--- begin Source material ---

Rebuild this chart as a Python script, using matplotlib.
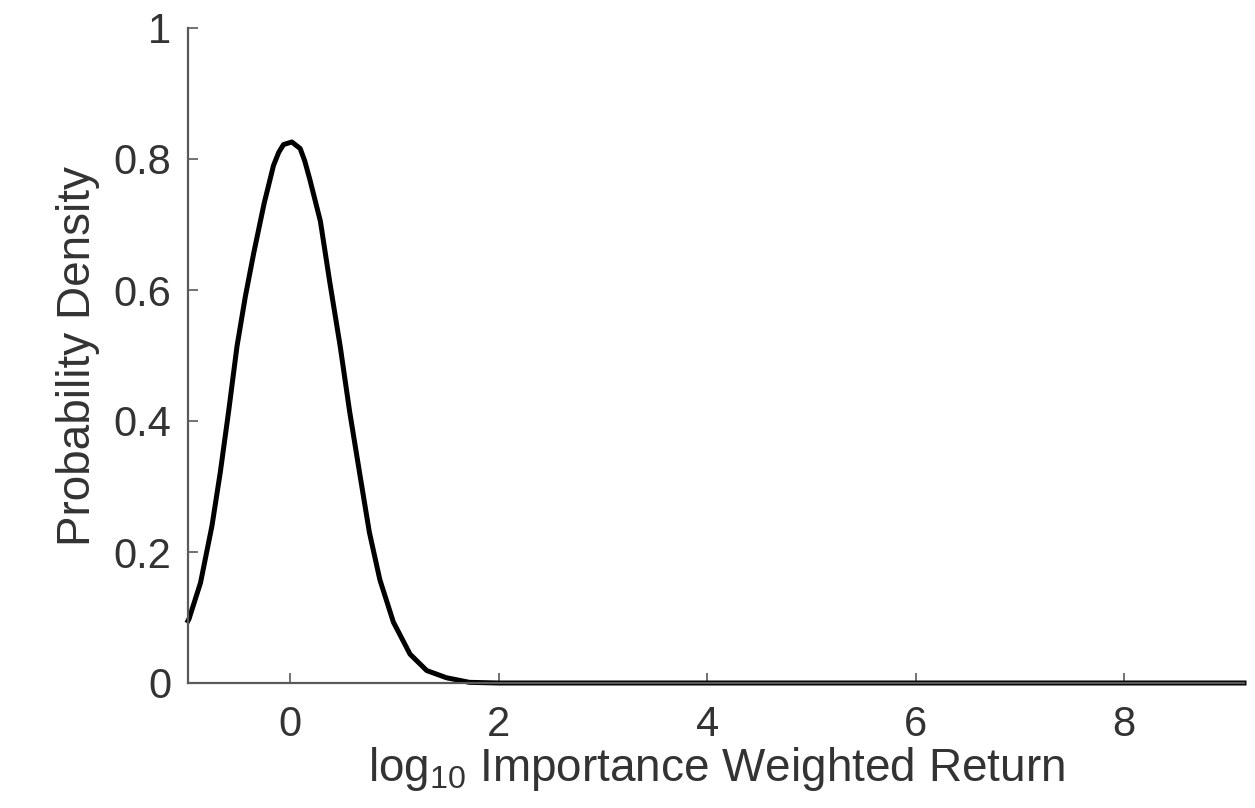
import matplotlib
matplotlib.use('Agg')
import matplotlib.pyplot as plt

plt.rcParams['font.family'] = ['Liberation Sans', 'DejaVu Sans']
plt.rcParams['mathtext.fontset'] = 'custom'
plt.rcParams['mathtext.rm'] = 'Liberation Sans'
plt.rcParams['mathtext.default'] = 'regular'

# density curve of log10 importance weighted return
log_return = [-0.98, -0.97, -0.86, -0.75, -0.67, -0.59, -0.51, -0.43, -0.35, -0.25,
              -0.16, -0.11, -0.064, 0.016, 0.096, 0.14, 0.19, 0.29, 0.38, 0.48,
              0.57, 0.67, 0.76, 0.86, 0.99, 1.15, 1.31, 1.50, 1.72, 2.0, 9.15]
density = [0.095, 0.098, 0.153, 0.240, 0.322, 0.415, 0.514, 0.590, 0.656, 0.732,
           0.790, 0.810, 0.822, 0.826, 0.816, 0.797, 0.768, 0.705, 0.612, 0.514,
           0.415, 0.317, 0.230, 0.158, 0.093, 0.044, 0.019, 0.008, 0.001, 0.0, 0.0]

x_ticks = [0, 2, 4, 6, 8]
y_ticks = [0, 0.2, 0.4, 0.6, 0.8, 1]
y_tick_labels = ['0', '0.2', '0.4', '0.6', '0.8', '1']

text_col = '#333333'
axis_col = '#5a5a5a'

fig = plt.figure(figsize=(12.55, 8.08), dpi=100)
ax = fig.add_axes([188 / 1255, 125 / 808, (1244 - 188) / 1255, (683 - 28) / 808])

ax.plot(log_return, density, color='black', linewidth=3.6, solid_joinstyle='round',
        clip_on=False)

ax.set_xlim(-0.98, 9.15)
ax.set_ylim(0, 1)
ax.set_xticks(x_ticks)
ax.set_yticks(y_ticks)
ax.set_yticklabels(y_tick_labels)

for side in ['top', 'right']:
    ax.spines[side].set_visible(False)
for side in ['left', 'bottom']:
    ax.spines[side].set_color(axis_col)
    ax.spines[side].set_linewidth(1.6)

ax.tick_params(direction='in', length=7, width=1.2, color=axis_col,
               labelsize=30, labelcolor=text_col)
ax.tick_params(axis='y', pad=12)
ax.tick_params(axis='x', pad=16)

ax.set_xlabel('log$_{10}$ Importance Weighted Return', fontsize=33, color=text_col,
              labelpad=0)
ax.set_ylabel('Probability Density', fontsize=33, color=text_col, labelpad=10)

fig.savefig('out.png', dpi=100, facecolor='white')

--- end Source material ---

What is required: Repeat only what lies between the start of the data and the end of the line containing "ax.tick_params(axis='x', pad=16)", exactly, with pictures left out.

Worked solution:
Rebuild this chart as a Python script, using matplotlib.
import matplotlib
matplotlib.use('Agg')
import matplotlib.pyplot as plt

plt.rcParams['font.family'] = ['Liberation Sans', 'DejaVu Sans']
plt.rcParams['mathtext.fontset'] = 'custom'
plt.rcParams['mathtext.rm'] = 'Liberation Sans'
plt.rcParams['mathtext.default'] = 'regular'

# density curve of log10 importance weighted return
log_return = [-0.98, -0.97, -0.86, -0.75, -0.67, -0.59, -0.51, -0.43, -0.35, -0.25,
              -0.16, -0.11, -0.064, 0.016, 0.096, 0.14, 0.19, 0.29, 0.38, 0.48,
              0.57, 0.67, 0.76, 0.86, 0.99, 1.15, 1.31, 1.50, 1.72, 2.0, 9.15]
density = [0.095, 0.098, 0.153, 0.240, 0.322, 0.415, 0.514, 0.590, 0.656, 0.732,
           0.790, 0.810, 0.822, 0.826, 0.816, 0.797, 0.768, 0.705, 0.612, 0.514,
           0.415, 0.317, 0.230, 0.158, 0.093, 0.044, 0.019, 0.008, 0.001, 0.0, 0.0]

x_ticks = [0, 2, 4, 6, 8]
y_ticks = [0, 0.2, 0.4, 0.6, 0.8, 1]
y_tick_labels = ['0', '0.2', '0.4', '0.6', '0.8', '1']

text_col = '#333333'
axis_col = '#5a5a5a'

fig = plt.figure(figsize=(12.55, 8.08), dpi=100)
ax = fig.add_axes([188 / 1255, 125 / 808, (1244 - 188) / 1255, (683 - 28) / 808])

ax.plot(log_return, density, color='black', linewidth=3.6, solid_joinstyle='round',
        clip_on=False)

ax.set_xlim(-0.98, 9.15)
ax.set_ylim(0, 1)
ax.set_xticks(x_ticks)
ax.set_yticks(y_ticks)
ax.set_yticklabels(y_tick_labels)

for side in ['top', 'right']:
    ax.spines[side].set_visible(False)
for side in ['left', 'bottom']:
    ax.spines[side].set_color(axis_col)
    ax.spines[side].set_linewidth(1.6)

ax.tick_params(direction='in', length=7, width=1.2, color=axis_col,
               labelsize=30, labelcolor=text_col)
ax.tick_params(axis='y', pad=12)
ax.tick_params(axis='x', pad=16)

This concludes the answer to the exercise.